Mich reizt trotzdem, das Gegenteil anzunehmen, und zwar allen Passagen zu misstrauen, die bei der blossen Erwähnung von Heiden eine Sonntagsschul-Holzschnitt-Stimmung verbreiten sollen. Mich reizt, die Erwähnung der Heiden hier sogar als eine Art Ehrerbietung zu sehen. Nicht die Nicht-Freude anderer wird hier besungen. Es geht um die eigene Freude, die wahre, die nach langem Untendurch erlittene, die Freude, sich endlich in ihrer ganzen vollen Skala – mit allen ins unendliche verzweigenden Obertönen – ausbreiten kann.
Die Heiden sind dabei die Farbe Gelb, die immer so nahe am Gold dran ist – aber eben: nur nah dran.
Denn auch Heiden – das ist sprachlich gesichert – auch Heiden verstehen Spass. Einen Heidenspass sogar. Umso mehr werden sie, erkennend, staunen darüber, dass ihr Heidenspass noch längst nicht alles war auf der Skala. Ein Abklatsch eher, ein Schenkelklopfen im Vergleich mit der erlösten Freude, die, bevor sie aus dem Dunkel ausbricht, so manches durchzustehen hatte. Genau wie die Töne am Anfang dieser Kantate, nachdem sie sich in den engen, dunklen Windungen der Trompeten durch gepresste Atemstösse in unwiderstehlich strahlende Töne verwandeln.
Und im übrigen: bei allem Einleuchtenden – (oder Schein-Leuchtenden) – das ich über die Herkunft dieses so einmaligen und exklusiv menschlichen Phänomens Lachen angeführt habe, ist es nicht einmal so sicher, ob das Lachen in diesem Text nicht erst nachträglich und auf Wunsch des Meisters Bach eingefügt wurde.

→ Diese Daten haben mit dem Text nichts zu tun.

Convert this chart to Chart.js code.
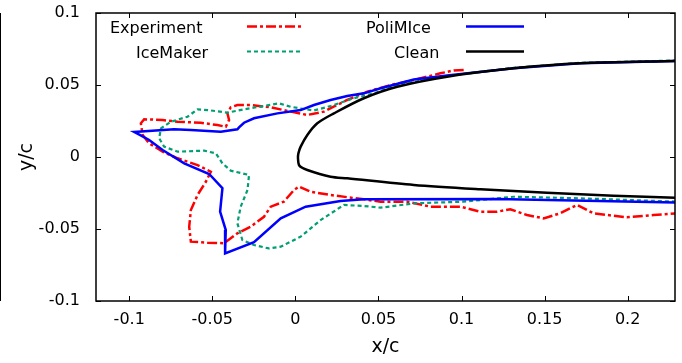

Denn wenn den Quellen zu glauben ist, soll die ursprüngliche Version gelautet haben:
«Dann wird uns’re Brust voll des Triumphes sein (…) und unsere Zunge voll Rühmens.» Worauf Bach das Gesicht verzogen und gebrummt haben soll, dieses -mpf von Triumph erscheine ihm höchst unerquicklich, wie überhaupt das ganze Wort mit diesem sperrigen Diphtong -iu dazu, ein Laut, der sängerisch nicht ohne beträchtliche Gesichtsverränkungen hinzukriegen sei. Kurz: Er schlage vor, statt «Brust voll des Triumphes» – Brust voll des Lachens zu setzen, oder meinetwegen «Mund des Lachens» – aber Lachen, darauf besteh’ er, das höre er schon daherhüpfen: Das La-ha-ha-ha-achen. Und er soll geschlossen haben: Aus Lachen wird Bachen was sehr Hübsches machen.